10/01/2025 | Press release | Distributed by Public on 10/01/2025 13:34
Item 1.01. | Entry into a Material Definitive Agreement. |
On September 25, 2025 (the "Closing Date"), Golub Capital Private Credit Fund CLO-R (formerly known as Golub Capital Private Credit Fund CLO) (the "CLO Issuer"), an indirect, wholly owned subsidiary of Golub Capital Private Credit Fund (the "Company"), completed a $931,550,000 term debt securitization (the "CLO Reset Securitization"). Term debt securitizations are also known as collateralized loan obligations and are a form of secured financing incurred by a subsidiary of the Company, which is consolidated by the Company and subject to the Company's overall asset coverage requirement.

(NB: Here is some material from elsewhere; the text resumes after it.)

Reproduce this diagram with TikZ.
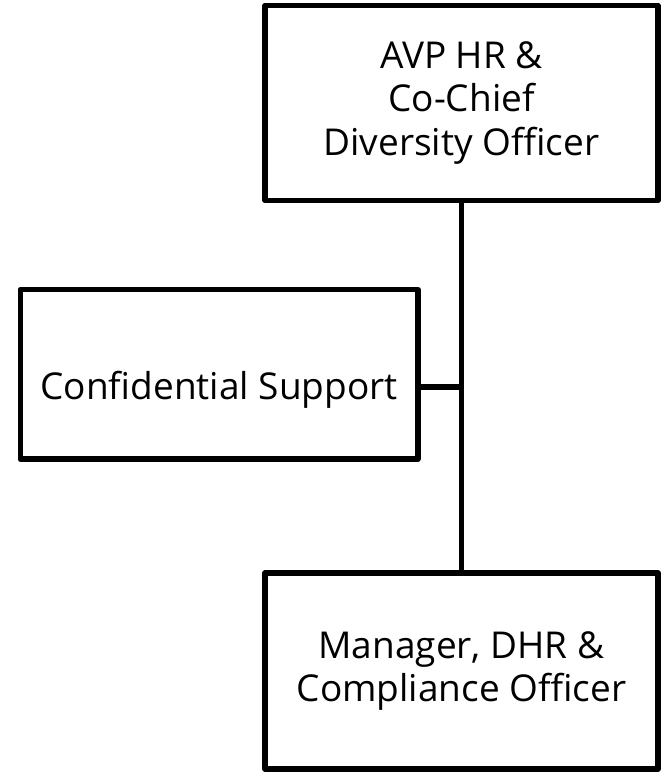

On the Closing Date and in connection with the CLO Reset Securitization, the CLO Issuer entered into a Note Purchase Agreement (the "Purchase Agreement") with SG Americas Securities, LLC, as the initial purchaser (the "Initial Purchaser"), pursuant to which the Initial Purchaser agreed to purchase certain of the notes to be issued pursuant to an indenture as part of the CLO Reset Securitization.
The notes offered in the CLO Reset Securitization consist of $500,000,000 of AAA Class A-1R Senior Secured Floating Rate Notes due 2037, which bear interest at the three-month secured overnight financing rate published by the Federal Reserve Bank of New York ("SOFR") plus 1.45% (the "Class A-1 Notes"); $76,200,000 of AAA Class A-2R Senior Secured Floating Rate Notes due 2037, which bear interest at the three-month SOFR plus 1.65% (the "Class A-2 Notes"); $69,700,000 of AA Class B-R Senior Secured Floating Rate Notes due 2037, which bear interest at the three-month SOFR plus 1.48% (the "Class B Notes" and, together with the Class A-1 Notes and Class A-2 Notes, the "Secured Notes"). Additionally, on the Closing Date the CLO Issuer issued $285,650,000 Subordinated Notes due 2125 (the "Subordinated Notes"), which do not bear interest. The Secured Notes together with the Subordinated Notes are collectively referred to herein as the "2025 Notes". The Company will indirectly retain the Class B Notes and Subordinated Notes in whole, and the Class A-2 Notes in part.
The CLO Reset Securitization is backed by a diversified portfolio of senior secured and second lien loans. Through October 26, 2029, all principal collections received on the underlying collateral may be used by the CLO Issuer to purchase new collateral under the direction of GC Advisors LLC, the Company's investment adviser ("GC Advisors"), in its capacity as collateral manager of the CLO Issuer, in accordance with the Company's investment strategy and subject to customary conditions set forth in the documents governing the CLO Reset Securitization, allowing the Company to maintain the initial leverage in the CLO Reset Securitization. The Secured Notes are due in 2037. The Subordinated Notes are due in 2125.
Under the terms of the amended and restated loan sale agreement entered into upon the Closing Date (the "Amended and Restated Master Loan Sale Agreement") that provides for the sale of assets from time to time on and after the Closing Date (each such date, a "Purchase Date") from the Company to Golub Capital Private Credit Fund CLO Depositor, a statutory trust formed under the laws of the State of Delaware (the "Intermediate Seller") and from the Intermediate Seller to the CLO Issuer: (1) the Company may sell and/or contribute to the Intermediate Seller its ownership interest in certain portfolio company investments for the purchase price and other consideration set forth in the Amended and Restated Master Loan Sale Agreement and (2) Intermediate Seller, in turn, shall sell to the CLO Issuer all of its ownership interest in such portfolio loans for the purchase price and other consideration set forth in the Amended and Restated Master Loan Sale Agreement. Following these transfers, the CLO Issuer, and not the Intermediate Seller or the Company, will hold all of the ownership interest in such portfolio company investments. The Company made customary representations, warranties and covenants in the Amended and Restated Master Loan Sale Agreement.